Bad Random Life Tips.

If you live alone and have no romance say "I love you baby" into a corner and the small echo will make it seem like another voice is saying it making you feel less alone.
 
See a dead body? Dispose the evidence for the murderer so you don't have to waste your time in court!
 
If the police ask for your help with a missing person, tell the cops you don't miss them at all and they'll let you off the task
 
Always ask a pregnant lady to rub her belly, she might say yes and this is the only time you can ask to rub a woman’s belly without coming off as a creep.
 
Catch coronavirus now, before the doctors and nurses die and hospitals are stacked high with corpses
 
Get free home surveillance by publicly planning war crimes and terrorist attacks on social media so the FBI and CIA watch your house!!
 
Nervous before a big day at work? Just drink a shot or three of tequila in your car before clocking in. Everyone else in the operating room will be wearing masks just like you, so they’ll never even notice!
 
Bring an air horn to a funeral to wake the deceased member from their sleep. Its cheaper than a pastor!
 
If you need to charge your phone whilst visiting someone in the hospital, feel free to unplug any of the things by their bed.

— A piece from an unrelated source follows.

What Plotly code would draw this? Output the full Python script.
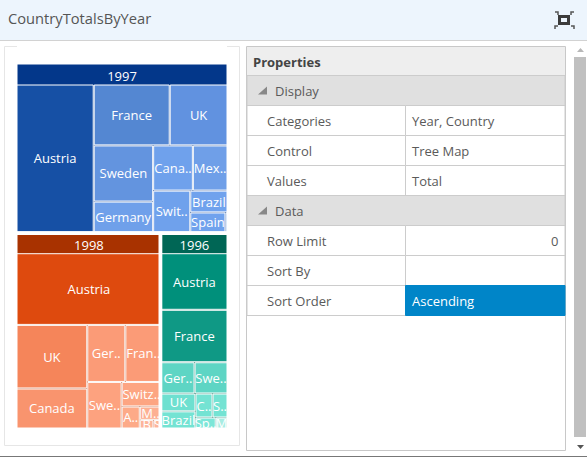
import plotly.graph_objects as go

W, H = 587, 457

# treemap data, values
years = ["1997", "1998", "1996"]
year_colors = ["#03378a", "#a83200", "#006655"]

countries_1997 = ["Austria", "France", "UK", "Sweden", "Germany", "Canada", "Mexico", "Switzerland", "Brazil", "Spain", "Other"]
labels_1997 = ["Austria", "France", "UK", "Sweden", "Germany", "Cana..", "Mex..", "Swit..", "Brazil", "Spain", " "]
values_1997 = [10900, 4425, 3363, 3190, 1740, 1716, 1496, 1476, 777, 665, 38]
colors_1997 = ["#1650a5", "#5487d2", "#6192e0", "#6394df", "#6fa0ea", "#6fa1ec", "#6f9fe8", "#6fa1ec", "#70a2ed", "#70a2ed", "#74a6f0"]

countries_1998 = ["Austria", "UK", "Canada", "Germany", "France", "Sweden", "Switzerland", "Argentina", "Mexico", "Brazil", "Spain"]
labels_1998 = ["Austria", "UK", "Canada", "Ger..", "Fran..", "Swe..", "Switz..", "A..", "M..", "B", "S"]
values_1998 = [9729, 4216, 2652, 2035, 1925, 1500, 912, 374, 270, 110, 64]
colors_1998 = ["#de4a0e", "#f5855a", "#f9946e", "#fb9b77", "#fb9b77", "#fda27f", "#fda582", "#fdaa88", "#fdb093", "#fdb59a", "#fdb59a"]

countries_1996 = ["Austria", "France", "Germany", "Sweden", "UK", "Brazil", "Canada", "Switzerland", "Spain", "Mexico"]
labels_1996 = ["Austria", "France", "Ger..", "Swe..", "UK", "Brazil", "C..", "S..", "Sp..", "M"]
values_1996 = [3510, 3250, 975, 965, 570, 550, 384, 336, 209, 121]
colors_1996 = ["#00907b", "#0f9985", "#5ed5c4", "#5ed5c4", "#6ee0d0", "#74e3d3", "#74e3d3", "#74e3d3", "#7ce6d8", "#a8ece2"]

# cells too small for the normal label size
small_cells = ["1998/Mexico", "1998/Brazil", "1998/Spain", "1996/Spain", "1996/Mexico"]

# property grid text
section_names = ["Display", "Data"]
display_props = ["Categories", "Control", "Values"]
display_vals = ["Year, Country", "Tree Map", "Total"]
data_props = ["Row Limit", "Sort By", "Sort Order"]
data_vals = ["0", "", "Ascending"]

ids, labels, parents, values, colors = [], [], [], [], []
for y, c in zip(years, year_colors):
    ids.append(y)
    labels.append(y)
    parents.append("")
    values.append(0)
    colors.append(c)

for y, names, labs, vals, cols in [
    ("1997", countries_1997, labels_1997, values_1997, colors_1997),
    ("1998", countries_1998, labels_1998, values_1998, colors_1998),
    ("1996", countries_1996, labels_1996, values_1996, colors_1996),
]:
    for n, l, v, c in zip(names, labs, vals, cols):
        ids.append(y + "/" + n)
        labels.append(l)
        parents.append(y)
        values.append(v)
        colors.append(c)

font_sizes = [8 if i in small_cells else 13 for i in ids]

fig = go.Figure(go.Treemap(
    ids=ids, labels=labels, parents=parents, values=values,
    branchvalues="remainder", sort=False, textinfo="label",
    textposition="middle center",
    textfont=dict(family="Open Sans", size=font_sizes, color="white"),
    marker=dict(colors=colors, line=dict(color="white", width=1), pad=dict(t=21, l=0, r=0, b=0)),
    tiling=dict(packing="squarify", squarifyratio=1, pad=1),
    pathbar=dict(visible=False),
    root=dict(color="white"),
    domain=dict(x=[17 / W, 227 / W], y=[1 - 428 / H, 1 - 43 / H]),
))


def box(x0, y0, x1, y1, fill="rgba(0,0,0,0)", line=None, width=1, layer="below"):
    fig.add_shape(type="rect", xref="paper", yref="paper", layer=layer,
                  x0=x0 / W, x1=x1 / W, y0=1 - y0 / H, y1=1 - y1 / H,
                  fillcolor=fill, line=dict(color=line, width=width) if line else dict(width=0))


def txt(x, y, s, size=13, color="#5a5a5a", anchor="left", family="Open Sans"):
    fig.add_annotation(x=x / W, y=1 - y / H, xref="paper", yref="paper", text=s, showarrow=False,
                       xanchor=anchor, yanchor="middle", font=dict(family=family, size=size, color=color))


def tri(path, color):
    fig.add_shape(type="path", xref="paper", yref="paper", layer="above", path=path,
                  fillcolor=color, line=dict(width=0))


def p(x, y):
    return f"{x / W} {1 - y / H}"


# wider gaps between the year groups
box(17, 231.5, 228, 235, fill="white", layer="above")
box(158.5, 235, 162, 429, fill="white", layer="above")

# title bar
box(0, 0, W, 40, fill="#edf5fd")
box(0, 40, W, 41, fill="#d2d2d2")
txt(6, 18, "CountryTotalsByYear", size=14.7, color="#555555")

# window icon
box(559.5, 16.5, 568.5, 23.5, line="#3c3c3c", width=3)
for x0, xc, y0, y1 in [(555, 558, 12, 15), (574, 571, 12, 15), (558, 555, 26, 29), (571, 574, 26, 29)]:
    fig.add_shape(type="path", xref="paper", yref="paper", layer="below",
                  path=f"M {p(x0, y0)} L {p(xc, y0)} L {p(xc, y1)}",
                  line=dict(color="#555555", width=1.5))

# left panel
box(4.5, 46.5, 239.5, 445.5, fill="white", line="#e6e6e6")

# right panel
box(246.5, 46.5, 565.5, 450.5, fill="white", line="#c8c8c8")
box(247, 47, 565, 75, fill="#eeeeee")
txt(251, 62, "<b>Properties</b>", size=13, color="#444444")

y = 75.5
for name, props, vals in [(section_names[0], display_props, display_vals), (section_names[1], data_props, data_vals)]:
    box(247, y, 565, y + 30, fill="#e0e0e0", line="#cccccc")
    tri(f"M {p(258, y + 19)} L {p(267, y + 19)} L {p(267, y + 11)} Z", "#888888")
    txt(273, y + 15.5, name)
    y += 30
    for prop, val in zip(props, vals):
        selected = prop == "Sort Order"
        box(247, y, 405.5, y + 30, fill="white", line="#cccccc")
        box(405.5, y, 565, y + 30, fill="#0085c8" if selected else "white", line="#0085c8" if selected else "#cccccc")
        txt(265, y + 15.5, prop)
        if val == "0":
            txt(560, y + 15.5, val, anchor="right")
        elif val:
            txt(410, y + 15.5, val, color="white" if selected else "#5a5a5a")
        y += 30

# scrollbar
box(574, 57, 586, 437, fill="#c0c0c0")
tri(f"M {p(577, 52)} L {p(584, 52)} L {p(580.5, 48)} Z", "#b8b8b8")
tri(f"M {p(577, 445)} L {p(584, 445)} L {p(580.5, 449)} Z", "#555555")

# window bottom edge
box(0, 456, W, 457, fill="#777777")

fig.update_layout(width=W, height=H, margin=dict(l=0, r=0, t=0, b=0), paper_bgcolor="white",
                  uniformtext=dict(minsize=13, mode="show"), showlegend=False)
fig.write_html("out.html", config=dict(displayModeBar=False),
               post_script="document.body.style.margin='0';document.body.style.overflow='hidden';")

They aren’t really doing anything.
 
Tired of all the snow and cold weather? Call your local legislators and ask them to ban snow and cold weather in your area.
 
If you ever feel like life is moving too fast, develop an addiction then suddenly take it away. Life will feel slower as a result.
 
Partner secretly switch your regular coffee for decaf, and you are feeling worn out? Just put cocaine in the sugar bowl. That will perk you right up.
 
Start storing up your belly button lint. It makes a perfect nest for mice to breed in your house.
 
When you're at a hotel with a buddy, wait until only one person is in the hot tub and pour copious amounts of Jell-O into the warm, jet blasting fate tub and hold them down. When you're doing this have your buddy turn off the hot tub and when they're done squirming waiting 15-25 minutes for a snack that'll last you your whole stay and maybe even during the drive home.
 
Car slipping on the ice this winter? Throw a couple of dead hookers in the trunk. The extra weight will help with traction on slippery roads. Stay safe!
 
Add some crack to that dull chicken salad sandwich to spice up your lunch hour!